On the drive home, as I listened to my dad describe in detail, for the first time, the atrocities my family had endured during the Chinese Revolution under Mao Zedong, I began to cry. My grandfather was imprisoned for no reason other than that he was born in Hong Kong and "carried foreign ideas," my parents were barred from entering college, and my mother was sent to a labor camp at sixteen... and here I was, arrogant enough to believe that my books and history classes had taught me everything I needed to know about human rights. I cried, feeling the hidden pain embedded in my family history, feeling shameful for my unsympathetic conduct during the discussion, and realizing how ignorant the other NJSP semifinalists and I were. We were supposed to be the "best and the brightest," selected for the interview through a rigorous application process, but beneath our eloquent words and flawless transcripts, we knew nothing about human rights. "Both sides have to be educated. Developing nations need to know that human rights should exist; developed nations need to know that there are places where rights don't exist."
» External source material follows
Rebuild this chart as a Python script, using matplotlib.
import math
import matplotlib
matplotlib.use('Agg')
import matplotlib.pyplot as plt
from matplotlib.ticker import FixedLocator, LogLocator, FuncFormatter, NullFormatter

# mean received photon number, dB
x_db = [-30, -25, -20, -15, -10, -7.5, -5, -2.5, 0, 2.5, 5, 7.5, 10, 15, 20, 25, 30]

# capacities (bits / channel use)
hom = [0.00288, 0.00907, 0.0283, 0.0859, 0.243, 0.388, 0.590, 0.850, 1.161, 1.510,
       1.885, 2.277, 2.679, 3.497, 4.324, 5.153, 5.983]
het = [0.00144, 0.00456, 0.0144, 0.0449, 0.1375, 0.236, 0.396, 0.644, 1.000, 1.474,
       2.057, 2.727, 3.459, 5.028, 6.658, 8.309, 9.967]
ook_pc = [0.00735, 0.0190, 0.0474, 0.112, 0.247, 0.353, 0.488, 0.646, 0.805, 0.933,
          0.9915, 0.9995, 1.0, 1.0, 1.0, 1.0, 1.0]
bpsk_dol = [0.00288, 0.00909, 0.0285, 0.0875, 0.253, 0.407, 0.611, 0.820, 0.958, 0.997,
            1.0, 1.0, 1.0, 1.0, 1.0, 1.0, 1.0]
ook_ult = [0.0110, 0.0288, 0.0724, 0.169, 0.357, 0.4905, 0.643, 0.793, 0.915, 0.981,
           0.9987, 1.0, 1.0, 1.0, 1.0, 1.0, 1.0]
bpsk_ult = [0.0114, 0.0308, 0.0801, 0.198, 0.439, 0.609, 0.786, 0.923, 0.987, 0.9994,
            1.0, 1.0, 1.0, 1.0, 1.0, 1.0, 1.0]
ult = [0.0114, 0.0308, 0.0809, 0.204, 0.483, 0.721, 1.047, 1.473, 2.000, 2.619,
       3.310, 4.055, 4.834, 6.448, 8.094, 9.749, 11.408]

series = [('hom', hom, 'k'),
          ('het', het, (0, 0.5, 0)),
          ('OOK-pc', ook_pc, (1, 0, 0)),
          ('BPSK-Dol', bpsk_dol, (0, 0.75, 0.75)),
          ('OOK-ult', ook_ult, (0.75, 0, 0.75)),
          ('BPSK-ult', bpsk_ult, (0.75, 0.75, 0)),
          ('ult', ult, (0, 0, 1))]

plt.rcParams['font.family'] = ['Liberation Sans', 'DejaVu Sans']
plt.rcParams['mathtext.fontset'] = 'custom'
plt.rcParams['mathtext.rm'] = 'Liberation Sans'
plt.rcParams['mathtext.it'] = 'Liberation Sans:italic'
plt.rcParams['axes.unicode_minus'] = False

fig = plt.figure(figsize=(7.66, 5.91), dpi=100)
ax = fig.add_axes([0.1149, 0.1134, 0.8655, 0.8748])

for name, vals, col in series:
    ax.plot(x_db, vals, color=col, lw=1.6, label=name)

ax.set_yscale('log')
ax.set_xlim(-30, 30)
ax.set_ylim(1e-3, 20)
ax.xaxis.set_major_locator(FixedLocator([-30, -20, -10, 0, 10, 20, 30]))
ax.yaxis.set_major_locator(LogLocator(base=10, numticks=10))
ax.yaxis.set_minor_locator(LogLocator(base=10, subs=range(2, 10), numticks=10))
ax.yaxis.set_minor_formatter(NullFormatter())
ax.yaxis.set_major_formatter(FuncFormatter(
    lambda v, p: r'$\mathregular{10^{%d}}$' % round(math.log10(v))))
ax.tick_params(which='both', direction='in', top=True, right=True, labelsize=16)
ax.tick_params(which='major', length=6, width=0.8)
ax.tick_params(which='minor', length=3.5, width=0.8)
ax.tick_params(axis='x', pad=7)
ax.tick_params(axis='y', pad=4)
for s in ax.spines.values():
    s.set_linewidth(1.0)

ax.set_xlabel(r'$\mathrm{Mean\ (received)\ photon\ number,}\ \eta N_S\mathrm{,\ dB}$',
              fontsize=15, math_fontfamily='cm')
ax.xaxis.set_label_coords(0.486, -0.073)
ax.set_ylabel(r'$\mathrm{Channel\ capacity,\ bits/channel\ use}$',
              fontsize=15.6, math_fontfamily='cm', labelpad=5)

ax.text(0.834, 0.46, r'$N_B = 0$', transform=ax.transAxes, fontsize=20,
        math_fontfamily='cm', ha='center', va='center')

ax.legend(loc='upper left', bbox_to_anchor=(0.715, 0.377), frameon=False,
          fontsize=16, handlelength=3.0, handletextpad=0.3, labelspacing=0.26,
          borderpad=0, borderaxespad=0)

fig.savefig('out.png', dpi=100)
A thirty minute car ride with my dad taught me that despite my academic achievements, there is much I have yet to understand. I hope that four years of college will fill in not only those intellectual gaps but also the humanitarian ones. I want my college years to be not an endeavor to earn a degree or fill my head with smart-sounding information, but rather, a way to prepare myself with tools that can be used to create progress in the world, whether it is by denouncing human rights violations through Reporters Without Borders or by being a contemporary "muckraker." By the end of four years, I want to graduate and join the ranks of Princetonians "in the nation's service and in the service of all nations."
radkate 4 / 8  
Oct 11, 2010   #2
I really like the idea behind this, I think it really fits the prompt well. The only thing that kind of throws me off is that you say this is the first time you have heard about your father's experiences. I'm assuming you're older at the time (maybe say how old in the essay?), but it just seems strange that you wouldn't already know about this and that he would choose to share this with you in a car. Perhaps if you elaborate about why exactly you didn't know it would help your story retain its credibility. Really awesome idea though, I think it's well-written.
OP awkwardness 1 / 3  
Oct 12, 2010   #3
Thanks for your comments! Yeah, my dad briefly mentioned the events in his life before, but never did he go into such detail as he did during the car ride back from my interview. I'll add that into my essay.
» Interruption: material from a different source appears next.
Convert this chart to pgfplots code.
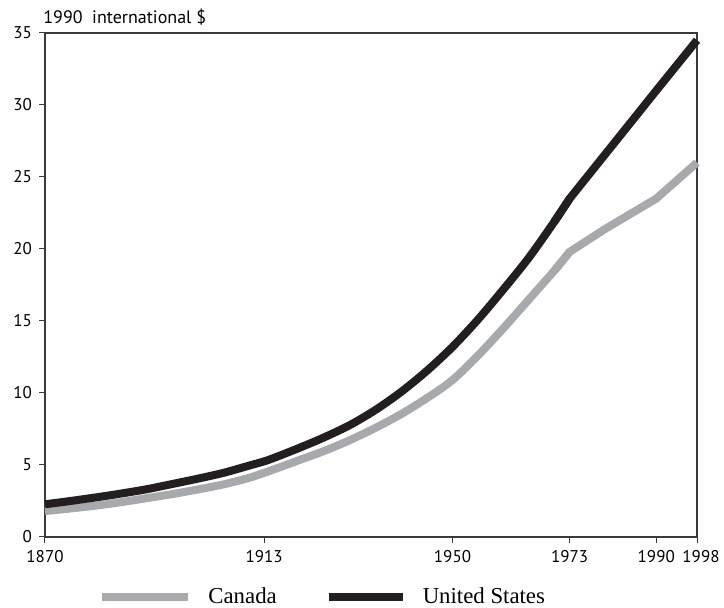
\documentclass[border=0pt]{standalone}
\usepackage{pgfplots}
\pgfplotsset{compat=1.18}
\usepackage{fontspec}
\setmainfont{Liberation Serif}
\newfontfamily\tickfont{PT Sans}
\definecolor{cangray}{HTML}{A7A9AC}
\definecolor{usblack}{HTML}{231F20}
\definecolor{axgray}{HTML}{3A3A3A}
\pgfplotsset{
    canleg/.style={legend image code/.code={\draw[##1] (0pt,0pt) -- (43pt,0pt);}},
    usleg/.style={legend image code/.code={\draw[##1] (0pt,0pt) -- (37pt,0pt);}},
}
\begin{document}
\begin{tikzpicture}
\begin{axis}[
    name=ax,
    scale only axis,
    width=326pt, height=252pt,
    xmin=1870, xmax=1998,
    ymin=0, ymax=35,
    xtick={1870,1913,1950,1973,1990,1998},
    xticklabels={1870,1913,1950,1973,1990,\hspace*{4pt}1998},
    ytick={0,5,...,35},
    tick align=outside,
    xtick pos=bottom, ytick pos=left,
    major tick length=3pt,
    axis line style={axgray, line width=0.6pt},
    every tick/.style={axgray, line width=0.5pt},
    ticklabel style={font=\tickfont\fontsize{8.5}{10}\selectfont, text=black},
    /pgf/number format/assume math mode=true,
    legend columns=2,
    legend style={
        at={(rel axis cs:0,0)}, anchor=west,
        xshift=26.5pt, yshift=-30pt,
        draw=none, fill=none, inner sep=0pt,
        font=\fontsize{11.4}{13}\selectfont,
        nodes={inner sep=0pt},
        /tikz/every odd column/.append style={column sep=8pt},
        /tikz/every even column/.append style={column sep=24pt},
    },
    legend cell align=left,
    clip=false,
]
% Canada: smooth part 1870-1973, straight segments afterwards
\addplot[cangray, line width=4pt, smooth, forget plot]
coordinates {
(1870,1.8) (1875,1.98) (1880,2.18) (1885,2.42) (1890,2.7) (1895,2.98)
(1900,3.3) (1905,3.65) (1910,4.1) (1913,4.45) (1915,4.7) (1920,5.35)
(1925,6.0) (1930,6.75) (1935,7.6) (1940,8.55) (1945,9.65) (1950,10.9)
(1955,12.6) (1960,14.5) (1965,16.5) (1970,18.5) (1973,19.8)
};
\addplot[cangray, line width=4pt, line join=round, canleg]
coordinates {(1970,18.5) (1973,19.8) (1980,21.4) (1990,23.5) (1998,26.0)};
\addlegendentry{Canada}
% United States
\addplot[usblack, line width=4pt, smooth, forget plot]
coordinates {
(1870,2.27) (1875,2.5) (1880,2.75) (1885,3.02) (1890,3.32) (1895,3.68)
(1900,4.05) (1905,4.45) (1910,4.95) (1913,5.25) (1915,5.5) (1920,6.2)
(1925,6.95) (1930,7.8) (1935,8.85) (1940,10.1) (1945,11.55) (1950,13.2)
(1955,15.1) (1960,17.2) (1965,19.4) (1970,21.9) (1973,23.5)
};
\addplot[usblack, line width=4pt, line join=round, usleg]
coordinates {(1970,21.9) (1973,23.5) (1990,31.0) (1998,34.5)};
\addlegendentry{United States}
\node[anchor=base west, inner sep=0pt, font=\tickfont\fontsize{9}{10}\selectfont]
    at ([xshift=-1pt, yshift=4.5pt]rel axis cs:0,1) {1990\ \ international \$};
\end{axis}
\pgfresetboundingbox
\path[use as bounding box] ([xshift=-22.5pt,yshift=-35.5pt]ax.south west) rectangle ([xshift=13.5pt,yshift=16.5pt]ax.north east);
\end{tikzpicture}
\end{document}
Does anyone have any other suggestions please?
EF_Kevin 8 / 13,321 129  
Oct 14, 2010   #4
Let's simplify:
When my dad had asked me that this morning on the way to my interview for the New Jersey Scholar's Program...

But now on the way back home, as my dad posed the same question, I shook my head silently. "No."--- See, I also added " "marks around "No"

And we had discussed them without passion, without sympathy, without true understanding of the plight many people were suffering across the globe.--- You are a great writer!